**WORK TO COMPLETE:** From the listing below, output the lines between the one with "Give me the matplotlib source for this chart." and the one with "labelsize=12, pad=5)", including those two, and nothing else. Pictures are not copied.

**ROWS:**

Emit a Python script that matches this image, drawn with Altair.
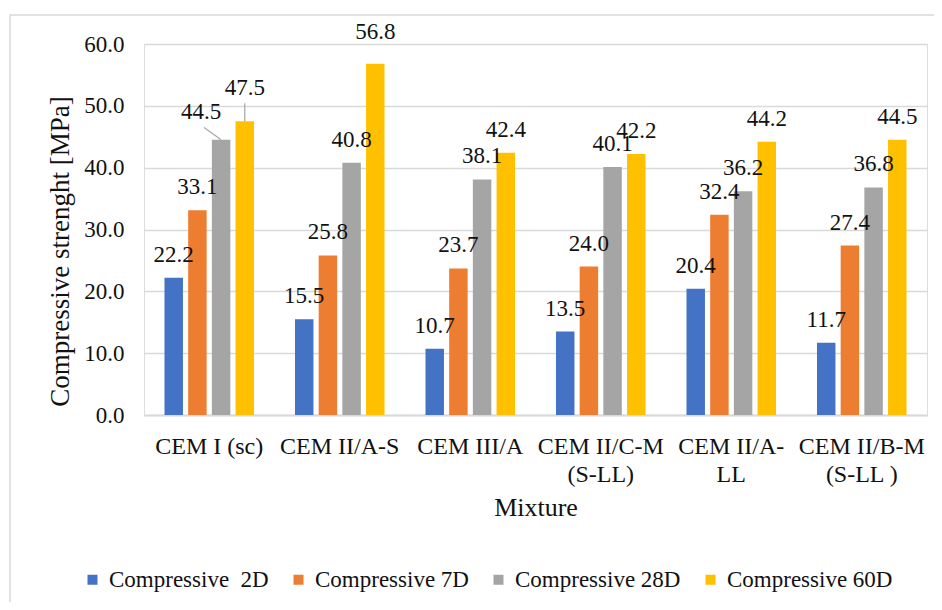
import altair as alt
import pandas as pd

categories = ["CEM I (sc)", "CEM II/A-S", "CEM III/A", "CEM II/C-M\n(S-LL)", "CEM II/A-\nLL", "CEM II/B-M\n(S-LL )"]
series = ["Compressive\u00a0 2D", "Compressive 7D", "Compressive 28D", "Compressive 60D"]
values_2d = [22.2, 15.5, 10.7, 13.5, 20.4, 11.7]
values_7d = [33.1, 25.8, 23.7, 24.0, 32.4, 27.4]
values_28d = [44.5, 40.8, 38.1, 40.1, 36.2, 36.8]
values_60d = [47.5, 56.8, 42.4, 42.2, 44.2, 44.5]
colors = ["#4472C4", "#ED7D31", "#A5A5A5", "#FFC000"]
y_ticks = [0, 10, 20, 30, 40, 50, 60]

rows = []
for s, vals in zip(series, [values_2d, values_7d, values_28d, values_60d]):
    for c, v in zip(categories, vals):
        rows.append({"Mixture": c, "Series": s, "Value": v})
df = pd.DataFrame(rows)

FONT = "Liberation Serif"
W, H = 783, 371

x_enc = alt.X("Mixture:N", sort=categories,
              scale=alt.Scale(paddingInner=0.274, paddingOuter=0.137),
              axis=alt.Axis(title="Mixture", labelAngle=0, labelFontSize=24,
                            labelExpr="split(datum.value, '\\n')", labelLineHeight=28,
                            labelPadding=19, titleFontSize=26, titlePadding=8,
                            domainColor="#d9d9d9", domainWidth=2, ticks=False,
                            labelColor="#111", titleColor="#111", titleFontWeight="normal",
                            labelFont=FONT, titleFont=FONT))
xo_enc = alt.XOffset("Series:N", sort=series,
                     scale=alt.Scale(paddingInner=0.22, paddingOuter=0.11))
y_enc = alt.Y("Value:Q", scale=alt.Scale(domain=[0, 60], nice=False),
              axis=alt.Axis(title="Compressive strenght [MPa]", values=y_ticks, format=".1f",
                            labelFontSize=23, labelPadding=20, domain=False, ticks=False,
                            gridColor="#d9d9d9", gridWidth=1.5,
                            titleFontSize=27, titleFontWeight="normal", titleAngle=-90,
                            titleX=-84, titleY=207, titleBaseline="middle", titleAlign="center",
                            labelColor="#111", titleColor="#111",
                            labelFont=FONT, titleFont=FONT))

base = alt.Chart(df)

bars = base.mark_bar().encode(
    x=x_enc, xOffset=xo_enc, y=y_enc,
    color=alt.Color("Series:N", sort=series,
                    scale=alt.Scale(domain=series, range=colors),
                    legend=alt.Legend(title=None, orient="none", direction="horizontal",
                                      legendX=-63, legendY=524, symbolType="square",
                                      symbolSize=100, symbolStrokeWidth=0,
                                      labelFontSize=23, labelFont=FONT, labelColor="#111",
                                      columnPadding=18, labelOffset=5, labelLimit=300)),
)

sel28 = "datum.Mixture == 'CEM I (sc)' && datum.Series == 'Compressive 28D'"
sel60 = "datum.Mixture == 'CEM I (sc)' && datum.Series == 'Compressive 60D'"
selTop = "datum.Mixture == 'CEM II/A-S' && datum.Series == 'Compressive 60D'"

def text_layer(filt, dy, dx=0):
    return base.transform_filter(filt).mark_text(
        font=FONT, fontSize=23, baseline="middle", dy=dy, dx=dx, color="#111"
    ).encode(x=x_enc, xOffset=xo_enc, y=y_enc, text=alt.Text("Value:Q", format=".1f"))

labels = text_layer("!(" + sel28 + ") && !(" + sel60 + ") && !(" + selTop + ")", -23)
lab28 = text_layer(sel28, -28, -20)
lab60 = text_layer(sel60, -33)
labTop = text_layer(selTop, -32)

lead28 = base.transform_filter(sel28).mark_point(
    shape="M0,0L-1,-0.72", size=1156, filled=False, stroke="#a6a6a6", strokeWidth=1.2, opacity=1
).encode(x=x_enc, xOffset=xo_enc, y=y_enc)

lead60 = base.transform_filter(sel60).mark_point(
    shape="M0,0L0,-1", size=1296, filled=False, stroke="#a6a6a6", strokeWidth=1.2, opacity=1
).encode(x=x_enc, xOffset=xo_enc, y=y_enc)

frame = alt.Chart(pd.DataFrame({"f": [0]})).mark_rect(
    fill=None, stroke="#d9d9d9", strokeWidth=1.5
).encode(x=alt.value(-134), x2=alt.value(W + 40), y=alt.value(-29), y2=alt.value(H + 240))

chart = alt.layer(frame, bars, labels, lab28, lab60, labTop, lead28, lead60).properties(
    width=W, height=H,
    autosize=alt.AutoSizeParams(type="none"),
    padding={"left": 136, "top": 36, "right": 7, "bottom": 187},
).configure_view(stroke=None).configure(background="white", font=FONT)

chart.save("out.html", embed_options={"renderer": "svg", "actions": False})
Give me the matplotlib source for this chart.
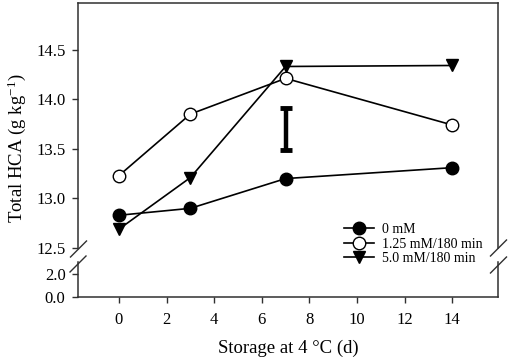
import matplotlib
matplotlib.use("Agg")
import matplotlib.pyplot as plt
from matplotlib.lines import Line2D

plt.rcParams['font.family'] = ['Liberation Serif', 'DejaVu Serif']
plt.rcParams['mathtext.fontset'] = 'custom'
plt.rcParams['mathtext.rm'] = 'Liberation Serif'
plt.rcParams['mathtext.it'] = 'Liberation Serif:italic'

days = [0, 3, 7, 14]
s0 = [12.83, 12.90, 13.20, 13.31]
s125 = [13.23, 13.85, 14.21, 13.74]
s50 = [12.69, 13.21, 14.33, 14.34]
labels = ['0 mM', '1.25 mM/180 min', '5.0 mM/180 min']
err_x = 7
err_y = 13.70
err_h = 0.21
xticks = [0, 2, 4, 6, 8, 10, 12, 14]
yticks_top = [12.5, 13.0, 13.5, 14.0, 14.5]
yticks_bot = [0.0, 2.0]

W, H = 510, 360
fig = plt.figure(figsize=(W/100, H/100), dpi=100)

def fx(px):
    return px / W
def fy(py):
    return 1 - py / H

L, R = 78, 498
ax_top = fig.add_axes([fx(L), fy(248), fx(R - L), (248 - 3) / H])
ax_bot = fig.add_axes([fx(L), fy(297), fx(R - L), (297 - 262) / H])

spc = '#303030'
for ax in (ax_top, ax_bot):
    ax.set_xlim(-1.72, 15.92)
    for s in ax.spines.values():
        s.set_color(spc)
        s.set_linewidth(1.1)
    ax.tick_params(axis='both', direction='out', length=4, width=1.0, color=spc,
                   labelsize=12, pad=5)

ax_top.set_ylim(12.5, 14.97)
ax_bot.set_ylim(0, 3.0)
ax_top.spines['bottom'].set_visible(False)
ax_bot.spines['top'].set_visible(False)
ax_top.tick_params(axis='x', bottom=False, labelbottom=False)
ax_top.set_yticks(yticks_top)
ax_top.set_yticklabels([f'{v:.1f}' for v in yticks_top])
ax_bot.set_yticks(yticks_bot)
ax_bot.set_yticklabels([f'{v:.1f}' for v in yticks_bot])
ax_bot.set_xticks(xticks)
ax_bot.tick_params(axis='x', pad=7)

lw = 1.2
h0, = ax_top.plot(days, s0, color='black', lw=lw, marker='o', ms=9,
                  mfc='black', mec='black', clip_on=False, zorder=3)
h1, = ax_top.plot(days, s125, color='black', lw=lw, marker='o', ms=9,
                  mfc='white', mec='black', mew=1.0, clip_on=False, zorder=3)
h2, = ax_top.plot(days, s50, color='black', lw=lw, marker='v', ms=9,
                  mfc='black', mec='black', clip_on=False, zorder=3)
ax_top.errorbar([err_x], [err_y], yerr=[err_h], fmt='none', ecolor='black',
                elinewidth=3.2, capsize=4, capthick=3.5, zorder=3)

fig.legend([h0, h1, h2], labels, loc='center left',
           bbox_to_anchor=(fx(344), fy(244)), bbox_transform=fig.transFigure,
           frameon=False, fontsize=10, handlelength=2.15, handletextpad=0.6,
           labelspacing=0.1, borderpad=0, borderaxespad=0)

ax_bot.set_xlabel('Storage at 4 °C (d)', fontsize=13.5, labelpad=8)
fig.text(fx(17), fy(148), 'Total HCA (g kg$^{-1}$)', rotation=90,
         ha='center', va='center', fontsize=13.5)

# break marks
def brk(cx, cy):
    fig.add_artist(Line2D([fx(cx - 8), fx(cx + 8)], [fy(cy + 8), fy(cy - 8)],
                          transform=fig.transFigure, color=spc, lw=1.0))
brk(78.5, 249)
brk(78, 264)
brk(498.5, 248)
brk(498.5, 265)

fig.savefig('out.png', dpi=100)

**OUTPUT OF THE TASK:**
Give me the matplotlib source for this chart.
import matplotlib
matplotlib.use("Agg")
import matplotlib.pyplot as plt
from matplotlib.lines import Line2D

plt.rcParams['font.family'] = ['Liberation Serif', 'DejaVu Serif']
plt.rcParams['mathtext.fontset'] = 'custom'
plt.rcParams['mathtext.rm'] = 'Liberation Serif'
plt.rcParams['mathtext.it'] = 'Liberation Serif:italic'

days = [0, 3, 7, 14]
s0 = [12.83, 12.90, 13.20, 13.31]
s125 = [13.23, 13.85, 14.21, 13.74]
s50 = [12.69, 13.21, 14.33, 14.34]
labels = ['0 mM', '1.25 mM/180 min', '5.0 mM/180 min']
err_x = 7
err_y = 13.70
err_h = 0.21
xticks = [0, 2, 4, 6, 8, 10, 12, 14]
yticks_top = [12.5, 13.0, 13.5, 14.0, 14.5]
yticks_bot = [0.0, 2.0]

W, H = 510, 360
fig = plt.figure(figsize=(W/100, H/100), dpi=100)

def fx(px):
    return px / W
def fy(py):
    return 1 - py / H

L, R = 78, 498
ax_top = fig.add_axes([fx(L), fy(248), fx(R - L), (248 - 3) / H])
ax_bot = fig.add_axes([fx(L), fy(297), fx(R - L), (297 - 262) / H])

spc = '#303030'
for ax in (ax_top, ax_bot):
    ax.set_xlim(-1.72, 15.92)
    for s in ax.spines.values():
        s.set_color(spc)
        s.set_linewidth(1.1)
    ax.tick_params(axis='both', direction='out', length=4, width=1.0, color=spc,
                   labelsize=12, pad=5)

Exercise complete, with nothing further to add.